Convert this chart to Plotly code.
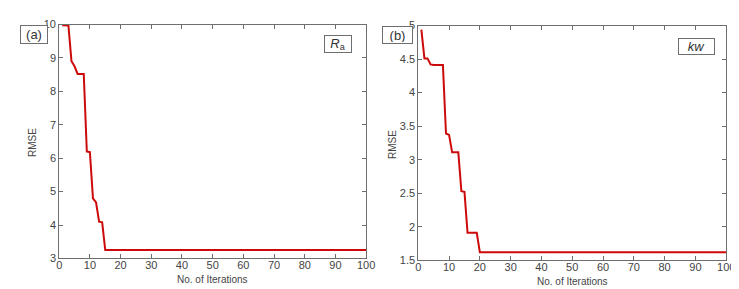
import plotly.graph_objects as go

iterations = list(range(1, 101))

ra_rmse = ([9.98, 9.98, 9.97, 8.9, 8.75, 8.52, 8.52, 8.52, 6.2, 6.18,
            4.8, 4.68, 4.1, 4.08, 3.25] + [3.25] * 85)

kw_rmse = ([4.94, 4.51, 4.51, 4.42, 4.41, 4.41, 4.41, 4.41, 3.39, 3.37,
            3.11, 3.11, 3.11, 2.53, 2.52, 1.91, 1.91, 1.91, 1.91, 1.62] + [1.62] * 80)

x_ticks = list(range(0, 101, 10))
ra_ticks = [3, 4, 5, 6, 7, 8, 9, 10]
kw_ticks = [1.5, 2, 2.5, 3, 3.5, 4, 4.5, 5]
kw_tick_text = ["1.5", "2", "2.5", "3", "3.5", "4", "4.5", "5"]

W, H = 739, 289
FONT = "Liberation Sans, Arial, sans-serif"
AXC = "#6e6e6e"
TXT = "#444444"
RED = "#cc0a0a"

fig = go.Figure()
fig.add_trace(go.Scatter(x=iterations, y=ra_rmse, mode="lines",
                         line=dict(color=RED, width=2), xaxis="x", yaxis="y",
                         showlegend=False))
fig.add_trace(go.Scatter(x=iterations, y=kw_rmse, mode="lines",
                         line=dict(color=RED, width=2), xaxis="x2", yaxis="y2",
                         showlegend=False))

def px_x(p):
    return p / W

def px_y(p):
    return 1 - p / H

axis_common = dict(showline=True, linecolor=AXC, linewidth=1, mirror="ticks",
                   ticks="inside", ticklen=4, tickcolor=AXC, showgrid=False,
                   zeroline=False, tickfont=dict(family=FONT, size=11, color=TXT))

fig.update_layout(
    width=W, height=H,
    margin=dict(l=0, r=0, t=0, b=0),
    paper_bgcolor="white", plot_bgcolor="white",
    font=dict(family=FONT, color=TXT),
    xaxis=dict(domain=[px_x(49), px_x(361)], range=[0, 100], tickvals=x_ticks,
               anchor="y", ticklabelstandoff=-4, **axis_common),
    yaxis=dict(domain=[px_y(255), px_y(11)], range=[3, 10], tickvals=ra_ticks,
               anchor="x", **axis_common),
    xaxis2=dict(domain=[px_x(414), px_x(727)], range=[0, 100], tickvals=x_ticks,
                anchor="y2", ticklabelstandoff=-4, **axis_common),
    yaxis2=dict(domain=[px_y(257), px_y(12)], range=[1.5, 5], tickvals=kw_ticks,
                ticktext=kw_tick_text, anchor="x2", **axis_common),
)

# axis titles
title_font = dict(family=FONT, size=10, color=TXT)
for xc, yc in [((49 + 361) / 2, 277), ((414 + 727) / 2, 279)]:
    fig.add_annotation(text="No. of Iterations", x=px_x(xc), y=px_y(yc), xref="paper",
                       yref="paper", showarrow=False, font=title_font,
                       xanchor="center", yanchor="middle")
for xc, yc in [(22, 134), (388, 136)]:
    fig.add_annotation(text="RMSE", x=px_x(xc), y=px_y(yc), xref="paper",
                       yref="paper", showarrow=False, font=title_font, textangle=-90,
                       xanchor="center", yanchor="middle")

box = dict(showarrow=False, xref="paper", yref="paper", bordercolor=AXC,
           borderwidth=1, bgcolor="white", font=dict(family=FONT, size=13, color="#333333"))

fig.add_annotation(text="(a)", x=px_x(9), y=px_y(11), xanchor="left", yanchor="top",
                   width=24, height=15, borderpad=1, **box)
fig.add_annotation(text="(b)", x=px_x(377), y=px_y(13), xanchor="left", yanchor="top",
                   width=27, height=14, borderpad=1, **box)
fig.add_annotation(text="<i>R</i><sub>a</sub>", x=px_x(318), y=px_y(22), xanchor="left", yanchor="top",
                   width=24, height=14, borderpad=1, **box)
fig.add_annotation(text="<i>kw</i>", x=px_x(678), y=px_y(25), xanchor="left", yanchor="top",
                   width=33, height=13, borderpad=1, **box)

fig.write_html("out.html")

◆ Job: Every line of the data should be copied as it stands, without the images.

◆ Final result:
Convert this chart to Plotly code.
import plotly.graph_objects as go

iterations = list(range(1, 101))

ra_rmse = ([9.98, 9.98, 9.97, 8.9, 8.75, 8.52, 8.52, 8.52, 6.2, 6.18,
            4.8, 4.68, 4.1, 4.08, 3.25] + [3.25] * 85)

kw_rmse = ([4.94, 4.51, 4.51, 4.42, 4.41, 4.41, 4.41, 4.41, 3.39, 3.37,
            3.11, 3.11, 3.11, 2.53, 2.52, 1.91, 1.91, 1.91, 1.91, 1.62] + [1.62] * 80)

x_ticks = list(range(0, 101, 10))
ra_ticks = [3, 4, 5, 6, 7, 8, 9, 10]
kw_ticks = [1.5, 2, 2.5, 3, 3.5, 4, 4.5, 5]
kw_tick_text = ["1.5", "2", "2.5", "3", "3.5", "4", "4.5", "5"]

W, H = 739, 289
FONT = "Liberation Sans, Arial, sans-serif"
AXC = "#6e6e6e"
TXT = "#444444"
RED = "#cc0a0a"

fig = go.Figure()
fig.add_trace(go.Scatter(x=iterations, y=ra_rmse, mode="lines",
                         line=dict(color=RED, width=2), xaxis="x", yaxis="y",
                         showlegend=False))
fig.add_trace(go.Scatter(x=iterations, y=kw_rmse, mode="lines",
                         line=dict(color=RED, width=2), xaxis="x2", yaxis="y2",
                         showlegend=False))

def px_x(p):
    return p / W

def px_y(p):
    return 1 - p / H

axis_common = dict(showline=True, linecolor=AXC, linewidth=1, mirror="ticks",
                   ticks="inside", ticklen=4, tickcolor=AXC, showgrid=False,
                   zeroline=False, tickfont=dict(family=FONT, size=11, color=TXT))

fig.update_layout(
    width=W, height=H,
    margin=dict(l=0, r=0, t=0, b=0),
    paper_bgcolor="white", plot_bgcolor="white",
    font=dict(family=FONT, color=TXT),
    xaxis=dict(domain=[px_x(49), px_x(361)], range=[0, 100], tickvals=x_ticks,
               anchor="y", ticklabelstandoff=-4, **axis_common),
    yaxis=dict(domain=[px_y(255), px_y(11)], range=[3, 10], tickvals=ra_ticks,
               anchor="x", **axis_common),
    xaxis2=dict(domain=[px_x(414), px_x(727)], range=[0, 100], tickvals=x_ticks,
                anchor="y2", ticklabelstandoff=-4, **axis_common),
    yaxis2=dict(domain=[px_y(257), px_y(12)], range=[1.5, 5], tickvals=kw_ticks,
                ticktext=kw_tick_text, anchor="x2", **axis_common),
)

# axis titles
title_font = dict(family=FONT, size=10, color=TXT)
for xc, yc in [((49 + 361) / 2, 277), ((414 + 727) / 2, 279)]:
    fig.add_annotation(text="No. of Iterations", x=px_x(xc), y=px_y(yc), xref="paper",
                       yref="paper", showarrow=False, font=title_font,
                       xanchor="center", yanchor="middle")
for xc, yc in [(22, 134), (388, 136)]:
    fig.add_annotation(text="RMSE", x=px_x(xc), y=px_y(yc), xref="paper",
                       yref="paper", showarrow=False, font=title_font, textangle=-90,
                       xanchor="center", yanchor="middle")

box = dict(showarrow=False, xref="paper", yref="paper", bordercolor=AXC,
           borderwidth=1, bgcolor="white", font=dict(family=FONT, size=13, color="#333333"))

fig.add_annotation(text="(a)", x=px_x(9), y=px_y(11), xanchor="left", yanchor="top",
                   width=24, height=15, borderpad=1, **box)
fig.add_annotation(text="(b)", x=px_x(377), y=px_y(13), xanchor="left", yanchor="top",
                   width=27, height=14, borderpad=1, **box)
fig.add_annotation(text="<i>R</i><sub>a</sub>", x=px_x(318), y=px_y(22), xanchor="left", yanchor="top",
                   width=24, height=14, borderpad=1, **box)
fig.add_annotation(text="<i>kw</i>", x=px_x(678), y=px_y(25), xanchor="left", yanchor="top",
                   width=33, height=13, borderpad=1, **box)

fig.write_html("out.html")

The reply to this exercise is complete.